**The request**
Reproduce the listing exactly and skip over any pictures.

**Source excerpt**
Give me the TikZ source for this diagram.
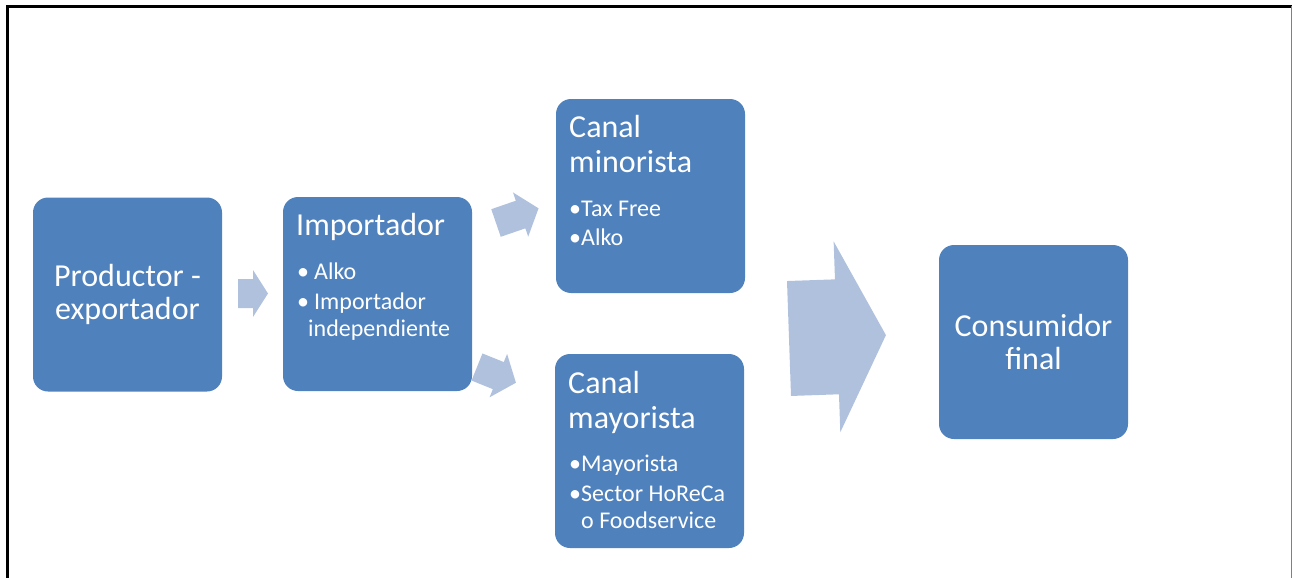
\documentclass[tikz,border=0pt]{standalone}
\usepackage{fontspec}
\setmainfont{Carlito}
\usepackage{tikz}
\usepackage{xcolor}
\usetikzlibrary{positioning,calc}
\definecolor{cajaazul}{RGB}{79,129,189}
\definecolor{flechaazul}{RGB}{176,193,222}
\tikzset{%
	caja/.style    = {fill=cajaazul, rounded corners=15pt, minimum width=189pt, minimum height=194pt, inner sep=0pt},
	titulo/.style  = {text=white, font=\fontsize{32}{35}\selectfont, inner sep=0pt, align=left, anchor=base west},
	centro/.style  = {text=white, font=\fontsize{32}{33}\selectfont, inner sep=0pt, align=center},
	vinetas/.style = {text=white, font=\fontsize{24}{27}\selectfont, inner sep=0pt, align=left, anchor=base west},
	flecha/.style  = {fill=flechaazul},
}
% block arrow: tail centre, angle, length, shaft half width, head half width, head length
\newcommand{\bloque}[6]{%
	\fill[flecha,shift={#1},rotate=#2] (0,-#4) -- ({#3-#6},-#4) -- ({#3-#6},-#5) -- (#3,0) -- ({#3-#6},#5) -- ({#3-#6},#4) -- (0,#4) -- cycle;}
\newcommand{\vin}[1]{\makebox[#1][l]{\textbullet}}

\begin{document}
\begin{tikzpicture}[x=1pt,y=-1pt]
			\useasboundingbox (0,0) rectangle (1293,578);
			\draw[line width=2.5pt] (7.5,590) |- (1292,6.5);
			\draw[gray,line width=1pt] (1291.5,6.5) -- (1291.5,590);
			
			\node[caja] (prod) at (127.5,294.5) {};
			\node[caja] (imp)  at (377.5,294) {};
			\node[caja] (mino) at (650.5,196) {};
			\node[caja] (mayo) at (649.5,451) {};
			\node[caja] (cons) at (1033.5,342) {};
			
			% multi-line nodes sit on the baseline of their last line
			\node[centro] (prodtxt) at (prod) {Productor -\\exportador};
			\node[centro] (constxt) at (cons) {Consumidor\\final};
			
			\node[titulo] (imptit) at (296,235) {Importador};
			\node[vinetas] (impvin) at (297,336) {\vin{17pt}Alko\\[3pt]\vin{17pt}Importador\\\hspace*{11pt}independiente};
			
			\node[titulo] (minotit) at (569,172) {Canal\\minorista};
			\node[vinetas] (minovin) at (569,245) {\vin{12pt}Tax Free\\[2pt]\vin{12pt}Alko};
			
			\node[titulo] (mayotit) at (568,428) {Canal\\mayorista};
			\node[vinetas] (mayovin) at (569,528) {\vin{12pt}Mayorista\\[3pt]\vin{12pt}Sector HoReCa\\\hspace*{12pt}o Foodservice};
			
			\bloque{(238,293.5)}{0}{30}{14.5}{23.5}{15}
			\bloque{(496,223)}{19}{45}{14.6}{23.4}{19}
			\bloque{(477,367)}{-22}{42}{14.6}{23.4}{19}
			\bloque{(789,338.5)}{2}{97}{57.5}{95.5}{49}
\end{tikzpicture}
\end{document}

**Answer to the exercise**
Give me the TikZ source for this diagram.
\documentclass[tikz,border=0pt]{standalone}
\usepackage{fontspec}
\setmainfont{Carlito}
\usepackage{tikz}
\usepackage{xcolor}
\usetikzlibrary{positioning,calc}
\definecolor{cajaazul}{RGB}{79,129,189}
\definecolor{flechaazul}{RGB}{176,193,222}
\tikzset{%
	caja/.style    = {fill=cajaazul, rounded corners=15pt, minimum width=189pt, minimum height=194pt, inner sep=0pt},
	titulo/.style  = {text=white, font=\fontsize{32}{35}\selectfont, inner sep=0pt, align=left, anchor=base west},
	centro/.style  = {text=white, font=\fontsize{32}{33}\selectfont, inner sep=0pt, align=center},
	vinetas/.style = {text=white, font=\fontsize{24}{27}\selectfont, inner sep=0pt, align=left, anchor=base west},
	flecha/.style  = {fill=flechaazul},
}
% block arrow: tail centre, angle, length, shaft half width, head half width, head length
\newcommand{\bloque}[6]{%
	\fill[flecha,shift={#1},rotate=#2] (0,-#4) -- ({#3-#6},-#4) -- ({#3-#6},-#5) -- (#3,0) -- ({#3-#6},#5) -- ({#3-#6},#4) -- (0,#4) -- cycle;}
\newcommand{\vin}[1]{\makebox[#1][l]{\textbullet}}

\begin{document}
\begin{tikzpicture}[x=1pt,y=-1pt]
			\useasboundingbox (0,0) rectangle (1293,578);
			\draw[line width=2.5pt] (7.5,590) |- (1292,6.5);
			\draw[gray,line width=1pt] (1291.5,6.5) -- (1291.5,590);
			
			\node[caja] (prod) at (127.5,294.5) {};
			\node[caja] (imp)  at (377.5,294) {};
			\node[caja] (mino) at (650.5,196) {};
			\node[caja] (mayo) at (649.5,451) {};
			\node[caja] (cons) at (1033.5,342) {};
			
			% multi-line nodes sit on the baseline of their last line
			\node[centro] (prodtxt) at (prod) {Productor -\\exportador};
			\node[centro] (constxt) at (cons) {Consumidor\\final};
			
			\node[titulo] (imptit) at (296,235) {Importador};
			\node[vinetas] (impvin) at (297,336) {\vin{17pt}Alko\\[3pt]\vin{17pt}Importador\\\hspace*{11pt}independiente};
			
			\node[titulo] (minotit) at (569,172) {Canal\\minorista};
			\node[vinetas] (minovin) at (569,245) {\vin{12pt}Tax Free\\[2pt]\vin{12pt}Alko};
			
			\node[titulo] (mayotit) at (568,428) {Canal\\mayorista};
			\node[vinetas] (mayovin) at (569,528) {\vin{12pt}Mayorista\\[3pt]\vin{12pt}Sector HoReCa\\\hspace*{12pt}o Foodservice};
			
			\bloque{(238,293.5)}{0}{30}{14.5}{23.5}{15}
			\bloque{(496,223)}{19}{45}{14.6}{23.4}{19}
			\bloque{(477,367)}{-22}{42}{14.6}{23.4}{19}
			\bloque{(789,338.5)}{2}{97}{57.5}{95.5}{49}
\end{tikzpicture}
\end{document}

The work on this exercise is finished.